According to Rednecks & Bluenecks: The Politics of Country Music by Chris Willman, then Sony Nashville head John Grady said, “The stereotype is very well documented, and the perception is pretty much the reality,” when it comes to country music conservatism. It is rare to have one without the other, and when they are separate, the popularity of the star, at least on the radio, tends to be limited.
But as aforementioned, human bias is not the only thing that is at play here, so is music streaming services. Often when listening to a single, your music streaming service will recommend similar songs afterward. You would think the similarity of songs would be determined more by sound when it comes to single records, but this is not the case. On Apple Music after playing “Texas Hold ‘Em” on a newly created account, “Moment 4 Life” by Nicki Minaj played after, followed by “Good Days” by SZA. On Spotify, Olivia Rodrigo followed. This directly points to the software not categorizing the song as country despite its label. This may seem like a minuscule flaw in the system, but it is as bad as radio stations erasing Black Women of country music.

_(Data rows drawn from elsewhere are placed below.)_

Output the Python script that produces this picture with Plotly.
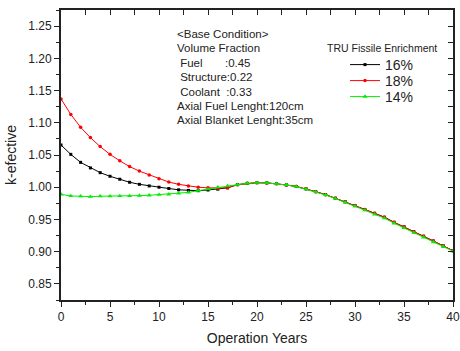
import plotly.graph_objects as go

years = list(range(0, 41))

k16 = [1.0655, 1.051, 1.0386, 1.030, 1.0226, 1.017, 1.0124, 1.0077, 1.0045, 1.002,
       1.000, 0.998, 0.996, 0.995, 0.9946, 0.9957, 0.997, 0.999, 1.004, 1.006,
       1.007, 1.0067, 1.0055, 1.0035, 1.0012, 0.9975, 0.993, 0.9885, 0.983, 0.9775,
       0.9715, 0.9655, 0.9595, 0.9535, 0.9455, 0.9385, 0.931, 0.924, 0.9165, 0.909,
       0.9015]
k18 = [1.137, 1.113, 1.093, 1.077, 1.063, 1.051, 1.041, 1.032, 1.025, 1.019,
       1.013, 1.008, 1.0045, 1.002, 1.000, 0.999, 0.9985, 0.999, 1.004, 1.006,
       1.007, 1.0067, 1.0055, 1.0035, 1.0012, 0.9975, 0.993, 0.9885, 0.983, 0.9775,
       0.9715, 0.9655, 0.9595, 0.9535, 0.9455, 0.9385, 0.931, 0.924, 0.9165, 0.909,
       0.9015]
k14 = [0.989, 0.9864, 0.986, 0.9854, 0.986, 0.986, 0.9864, 0.9864, 0.987, 0.9875,
       0.9885, 0.989, 0.9905, 0.992, 0.9946, 0.997, 1.000, 1.002, 1.004, 1.006,
       1.007, 1.0067, 1.0055, 1.0035, 1.001, 0.997, 0.9926, 0.988, 0.9823, 0.9766,
       0.9705, 0.9643, 0.958, 0.952, 0.944, 0.9368, 0.9295, 0.9223, 0.915, 0.908,
       0.9007]

series_names = ["16%", "18%", "14%"]
info_lines = ["<Base Condition>", "Volume Fraction", " Fuel       :0.45",
              " Structure:0.22", " Coolant  :0.33",
              "Axial Fuel Lenght:120cm", "Axial Blanket Lenght:35cm"]
legend_title = "TRU Fissile Enrichment"

FONT = "Liberation Sans, Arial, sans-serif"
INK = "#222"

L, R, T, B = 61, 7, 10, 51
W, H = 460, 351
PW, PH = W - L - R, H - T - B


def px_x(p):
    return (p - L) / PW


def px_y(p):
    return 1 - (p - T) / PH


fig = go.Figure()
fig.add_trace(go.Scatter(x=years, y=k16, mode="lines+markers", name=series_names[0],
                         line=dict(color="black", width=1), legend="legend",
                         marker=dict(symbol="square", size=3, color="black")))
fig.add_trace(go.Scatter(x=years, y=k18, mode="lines+markers", name=series_names[1],
                         line=dict(color="red", width=1), legend="legend2",
                         marker=dict(symbol="circle", size=3.5, color="red")))
fig.add_trace(go.Scatter(x=years, y=k14, mode="lines+markers", name=series_names[2],
                         line=dict(color="#00ee00", width=1), legend="legend3",
                         marker=dict(symbol="triangle-up", size=4.5, color="#00ee00")))
# invisible trace to anchor mirrored axes
fig.add_trace(go.Scatter(x=[0], y=[1.0], xaxis="x2", yaxis="y2", mode="markers",
                         marker=dict(opacity=0), showlegend=False, hoverinfo="skip"))

xr = [0, 40]
yr = [0.825, 1.275]

leg_common = dict(xanchor="left", yanchor="middle", bgcolor="rgba(0,0,0,0)",
                  font=dict(size=14, color=INK), itemwidth=30)

fig.update_layout(
    width=W, height=H,
    margin=dict(l=L, r=R, t=T, b=B, autoexpand=False),
    paper_bgcolor="white", plot_bgcolor="white",
    font=dict(family=FONT, color=INK, size=12),
    showlegend=True,
    legend=dict(x=px_x(345), y=px_y(65), **leg_common),
    legend2=dict(x=px_x(345), y=px_y(81), **leg_common),
    legend3=dict(x=px_x(345), y=px_y(97), **leg_common),
    xaxis=dict(range=xr, showgrid=False, zeroline=False, automargin=False,
               showline=True, linecolor=INK, linewidth=2,
               ticks="outside", ticklen=5, tickwidth=1, tickcolor=INK,
               dtick=5, tick0=0,
               minor=dict(ticks="outside", ticklen=3, dtick=2.5, tickcolor=INK),
               title=dict(text="Operation Years", font=dict(size=14, color=INK), standoff=10),
               tickfont=dict(size=12, color=INK)),
    yaxis=dict(range=yr, showgrid=False, zeroline=False, automargin=False,
               showline=True, linecolor=INK, linewidth=2,
               ticks="outside", ticklen=5, tickwidth=1, tickcolor=INK,
               tickvals=[0.85, 0.90, 0.95, 1.00, 1.05, 1.10, 1.15, 1.20, 1.25],
               ticktext=["0.85", "0.90", "0.95", "1.00", "1.05", "1.10", "1.15", "1.20", "1.25"],
               minor=dict(ticks="outside", ticklen=3, dtick=0.025, tick0=0.825, tickcolor=INK),
               title=dict(text="k-efective", font=dict(size=14, color=INK), standoff=8),
               tickfont=dict(size=12, color=INK)),
    xaxis2=dict(range=xr, overlaying="x", side="top", anchor="y2", automargin=False,
                showgrid=False, zeroline=False, showticklabels=False,
                showline=True, linecolor=INK, linewidth=1.5,
                ticks="inside", ticklen=5, tickcolor=INK, dtick=2.5, tick0=0),
    yaxis2=dict(range=yr, overlaying="y", side="right", anchor="x2", automargin=False,
                showgrid=False, zeroline=False, showticklabels=False,
                showline=True, linecolor=INK, linewidth=1.5,
                ticks="inside", ticklen=5, tickcolor=INK, dtick=0.025, tick0=0.825),
)

y0 = 34
for i, line in enumerate(info_lines):
    fig.add_annotation(text=line.replace(" ", "&nbsp;"), xref="paper", yref="paper",
                       x=px_x(175), y=px_y(y0 + i * 14.4),
                       xanchor="left", yanchor="middle", showarrow=False,
                       font=dict(size=11.5, color=INK))

fig.add_annotation(text=legend_title, xref="paper", yref="paper",
                   x=px_x(325), y=px_y(48), xanchor="left", yanchor="middle",
                   showarrow=False, font=dict(size=10.5, color=INK))

fig.write_html("out.html", config={"displayModeBar": False})

with open("out.html", "r", encoding="utf-8") as f:
    html = f.read()
html = html.replace("<head>", "<head><style>html,body{margin:0;padding:0;overflow:hidden;}</style>", 1)
with open("out.html", "w", encoding="utf-8") as f:
    f.write(html)
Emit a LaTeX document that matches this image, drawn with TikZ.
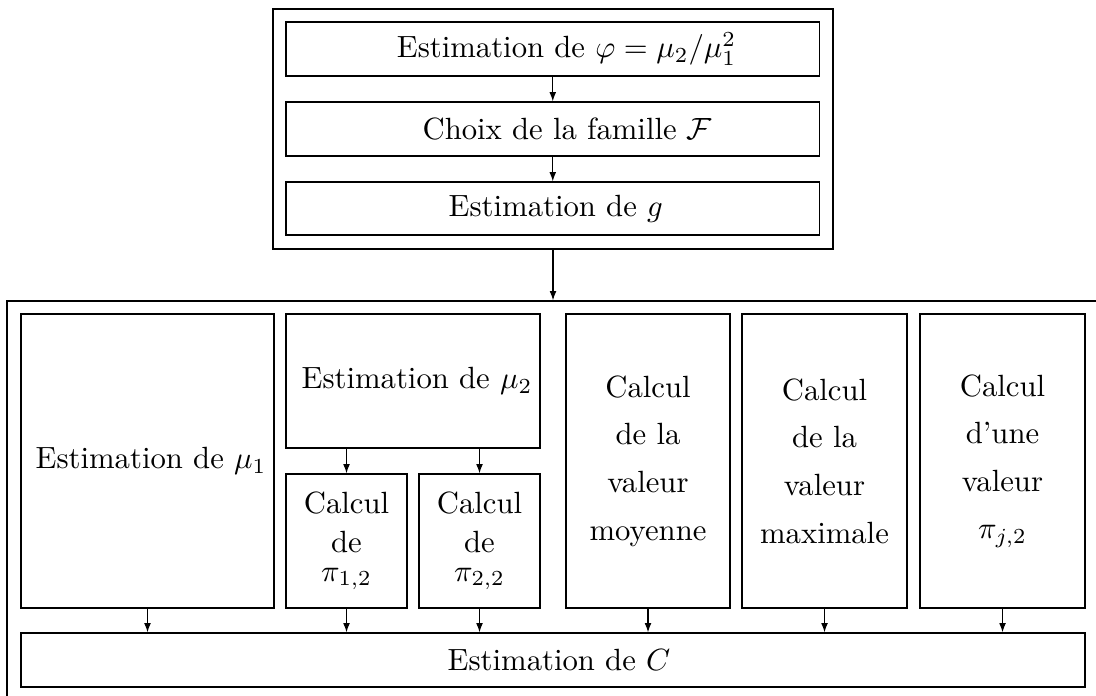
\documentclass[tikz,border=0pt]{standalone}
\usetikzlibrary{arrows.meta}
\newcommand\myrect[7]{\node[#6, minimum width={(#4-#2)*0.3257pt}, minimum height={(#5-#3)*0.3257pt}] (#1) at ({(#2+#4)/2},{(#3+#5)/2}) {#7};}
\begin{document}
\begin{tikzpicture}[x=0.3257pt,y=-0.3257pt,
  line width=0.4pt,
  box/.style={draw, inner sep=0pt, align=center},
  tall/.style={box, font=\fontsize{10}{15.5}\selectfont},
  arr/.style={-{Latex[length=3pt,width=2.2pt]}}]
\useasboundingbox (0,0) rectangle (1096,695);
% upper group
\myrect{top}{273}{9}{833}{249}{box}{}
\myrect{a1}{286}{22}{819.5}{76}{box}{\hspace*{9pt}Estimation de $\varphi=\mu_2/\mu_1^2$}
\myrect{a2}{286}{102}{819.5}{156}{box}{\hspace*{9.5pt}Choix de la famille $\mathcal{F}$}
\myrect{a3}{286}{182}{819.5}{235}{box}{\hspace*{2pt}Estimation de $g$}
\draw[arr] (a1) -- (a2);
\draw[arr] (a2) -- (a3);
% lower group
\myrect{bot}{7}{301}{1099}{701}{box}{}
\draw[arr] (top) -- (bot);
\myrect{mu1}{21}{314}{274}{608}{box}{\hspace*{2.3pt}Estimation de $\mu_1$}
\myrect{mu2}{286}{314}{540}{448}{box}{\hspace*{2.6pt}Estimation de $\mu_2$}
\myrect{p12}{286}{474}{407}{608}{box}{Calcul\\[0.7pt]de\\[-2.6pt]$\pi_{1,2}$}
\myrect{p22}{419}{474}{540}{608}{box}{Calcul\\[0.7pt]de\\[-2.6pt]$\pi_{2,2}$}
\myrect{moy}{566}{314}{730}{608}{tall}{Calcul\\de la\\valeur\\moyenne}
\myrect{max}{742}{314}{907}{608}{tall}{Calcul\\de la\\valeur\\maximale}
\myrect{pj}{920}{314}{1085}{608}{tall}{Calcul\\d'une\\valeur\\$\pi_{j,2}$}
\myrect{C}{21}{633}{1085}{687}{box}{\hspace*{3.9pt}Estimation de $C$}
\draw[arr] (mu2.south -| p12) -- (p12);
\draw[arr] (mu2.south -| p22) -- (p22);
\foreach \n in {mu1,p12,p22,moy,max,pj}
  \draw[arr] (\n) -- (\n |- C.north);
\end{tikzpicture}
\end{document}
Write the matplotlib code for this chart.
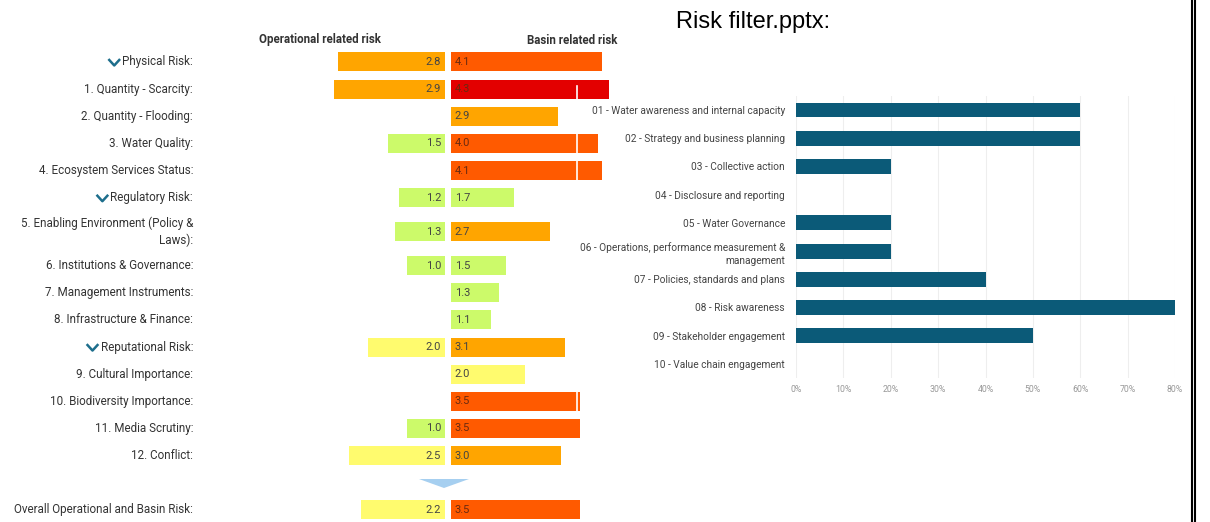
import numpy as np
import matplotlib.pyplot as plt
from matplotlib.lines import Line2D
from matplotlib.patches import Polygon
from matplotlib.transforms import blended_transform_factory

# risk filter table (left)
risk_labels = [
    "Physical Risk:",
    "1. Quantity - Scarcity:",
    "2. Quantity - Flooding:",
    "3. Water Quality:",
    "4. Ecosystem Services Status:",
    "Regulatory Risk:",
    "5. Enabling Environment (Policy &\nLaws):",
    "6. Institutions & Governance:",
    "7. Management Instruments:",
    "8. Infrastructure & Finance:",
    "Reputational Risk:",
    "9. Cultural Importance:",
    "10. Biodiversity Importance:",
    "11. Media Scrutiny:",
    "12. Conflict:",
]
operational = [2.8, 2.9, np.nan, 1.5, np.nan, 1.2, 1.3, 1.0, np.nan, np.nan,
               2.0, np.nan, np.nan, 1.0, 2.5]
basin = [4.1, 4.3, 2.9, 4.0, 4.1, 1.7, 2.7, 1.5, 1.3, 1.1,
         3.1, 2.0, 3.5, 3.5, 3.0]
group_rows = [0, 5, 10]
overall_label = "Overall Operational and Basin Risk:"
overall_operational = 2.2
overall_basin = 3.5

# response actions chart (right)
actions = [
    "01 - Water awareness and internal capacity",
    "02 - Strategy and business planning",
    "03 - Collective action",
    "04 - Disclosure and reporting",
    "05 - Water Governance",
    "06 - Operations, performance measurement &\nmanagement",
    "07 - Policies, standards and plans",
    "08 - Risk awareness",
    "09 - Stakeholder engagement",
    "10 - Value chain engagement",
]
action_share = [60, 60, 20, 0, 20, 20, 40, 80, 50, 0]
pct_ticks = [0, 10, 20, 30, 40, 50, 60, 70, 80]

NARROW = ['Roboto', 'DejaVu Sans']
W, H = 1210, 522
fig = plt.figure(figsize=(W / 100, H / 100), dpi=100)


def px_axes(x0, y0, x1, y1):
    return fig.add_axes([x0 / W, 1 - y1 / H, (x1 - x0) / W, (y1 - y0) / H])


def risk_color(v):
    if v < 1.8:
        return '#ccfa6a'
    if v < 2.6:
        return '#fffb6e'
    if v < 3.4:
        return '#ffa500'
    if v < 4.2:
        return '#ff5a00'
    return '#e30000'


def text_color(v):
    return '#6a2a10' if v >= 3.4 else '#444444'


# row layout: the two-line label row is taller
row_h = np.ones(17)
row_h[6] = 1.5
row_y = np.cumsum(row_h) - row_h / 2
unit = 27.15
top = 48.4
bottom = top + unit * row_h.sum()

ax_op = px_axes(330, top, 445, bottom)
ax_ba = px_axes(451, top, 616.6, bottom)

ys = list(row_y[:15]) + [row_y[16]]
op_vals = operational + [overall_operational]
ba_vals = basin + [overall_basin]

for y, v in zip(ys, op_vals):
    if np.isnan(v):
        continue
    ax_op.barh(y, v, height=0.7, color=risk_color(v))
    ax_op.text(0.1, y, f"{v:.1f}", ha='right', va='center', fontsize=8,
               color=text_color(v), family=NARROW)
for y, v in zip(ys, ba_vals):
    ax_ba.barh(y, v, height=0.7, color=risk_color(v))
    ax_ba.text(0.1, y, f"{v:.1f}", ha='left', va='center', fontsize=8,
               color=text_color(v), family=NARROW)

ax_op.set_xlim(3.0, 0)
ax_ba.set_xlim(0, 4.5)
for ax in (ax_op, ax_ba):
    ax.set_ylim(row_h.sum(), 0)
    ax.axis('off')

tr = blended_transform_factory(fig.transFigure, ax_op.transData)
label_texts = []
for y, lab in zip(ys, risk_labels + [overall_label]):
    t = fig.text(193 / W, y, lab, transform=tr, ha='right', va='center',
                 fontsize=8.4, color='#333333', family=NARROW, linespacing=1.35)
    label_texts.append(t)

fig.text(320 / W, 1 - 40 / H, "Operational related risk", ha='center', va='center',
         fontsize=8.3, weight='bold', color='#333333', family=NARROW)
fig.text(617 / W, 1 - 40 / H, "Basin related risk", ha='right', va='center',
         fontsize=8.3, weight='bold', color='#333333', family=NARROW)

# down arrow between the last risk and the overall row
tri = [(419, 479), (469, 479), (444, 488)]
fig.add_artist(Polygon([(x / W, 1 - y / H) for x, y in tri], closed=True,
                       transform=fig.transFigure, color='#a6cff0', lw=0))

# white seam from the overlapping screenshot
fig.add_artist(Line2D([577 / W] * 2, [1 - 86 / H, 1 - 412 / H], color='white', lw=1.2))

fig.text(676 / W, 1 - 22 / H, "Risk filter.pptx:", ha='left', va='center',
         fontsize=17, color='black', family=['Liberation Sans', 'DejaVu Sans'])

# right chart
ax_r = px_axes(796, 95.9, 1175, 378)
ax_r.barh(range(len(actions)), action_share, height=0.53, color='#0b5a78')
ax_r.set_xlim(0, 80)
ax_r.set_ylim(len(actions) - 0.5, -0.5)
ax_r.set_xticks(pct_ticks)
ax_r.set_xticklabels([f"{t}%" for t in pct_ticks], fontsize=6.3, color='#999999',
                     family=NARROW)
ax_r.set_yticks(range(len(actions)))
ax_r.set_yticklabels(actions, fontsize=7.3, color='#444444', family=NARROW)
for t in ax_r.get_yticklabels():
    t.set_linespacing(1.4)
ax_r.tick_params(axis='both', length=0)
ax_r.tick_params(axis='y', pad=8)
ax_r.tick_params(axis='x', pad=5)
ax_r.grid(axis='x', color='#eeeeee', lw=0.8)
ax_r.set_axisbelow(True)
for s in ax_r.spines.values():
    s.set_visible(False)

# double border on the right
for x in (1192, 1195.3):
    fig.add_artist(Line2D([x / W] * 2, [0, 1], color='black', lw=1.5))

# chevrons in front of group labels
fig.canvas.draw()
for i in group_rows:
    bb = label_texts[i].get_window_extent()
    cx = bb.x0 - 8
    cy = (bb.y0 + bb.y1) / 2
    xs = [cx - 5, cx, cx + 5]
    yv = [cy + 2, cy - 3.5, cy + 2]
    fig.add_artist(Line2D([x / W for x in xs], [y / H for y in yv],
                          color='#1d6e8c', lw=1.8))

fig.savefig('out.png', dpi=100)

If someone listens to a song, and it’s followed by pop or rap, the song is going to be perceived as pop or rap because that is what is automatically categorized as similar. Not even Google seems to know what a Black country music artist is, including Snoop Dogg and Kid Cudi in its top 20 results of Black Country Artists.
But there is hope. When playing a song by rising country star Brittney Spencer who was featured on Beyoncé’s new album, country songs did follow. The reason for the discrepancy is unclear, but to see human error feed into greater AI error is worrying.
As a whole, country music is a genre in debt to the Black artists who shaped it, from the banjo to the first big artists like Jimmie Rodgers, this is simply a historical fact. There is room for both red and blue country singers, just as much as the genre proudly represents red, white, and blue.
The first step is for radio stations and record companies to show equality in the artists they sign and play, based on the merit of their songs, not the aesthetic of their brand that may or may not “look traditionally country,” because that toxic aestheticism has prevailed for too long and robbed the fans of truly great diverse artists, and the artists themselves. For artists like Lil Nas X and Chappell Roan, who have distinctly country motifs but do not fit the artist model for country, they are pushed to pop music, further dissolving pop identity into less of a music genre and more of a salad genre that artists are lumped into.
Haydn • Apr 4, 2024 at 11:00 am
i must say Beyonce is not real country sorry all who thought that
Annica • Apr 6, 2024 at 11:01 am
Can you explain why you think this?
I agree that Beyonce herself is not a country artist. She’s a pop artist, which explains why other pop songs followed Texas Hold ‘Em in the queue on Spotify and Apple Music. But her new album is certainly a country album. Artists experiment with other genres all the time. Taylor Swift released two folk albums, but she’s still ultimately considered a pop star. U2 released three electronic albums, one of which is considered their magnum opus, but they’re still ultimately considered to be a rock band. That doesn’t mean Swift’s albums are not real folk or U2’s albums are not real electronica.
I don’t think Beyonce is trying to reinvent herself as a country artist; she’s just experimenting with the genre. And that doesn’t make her album less country.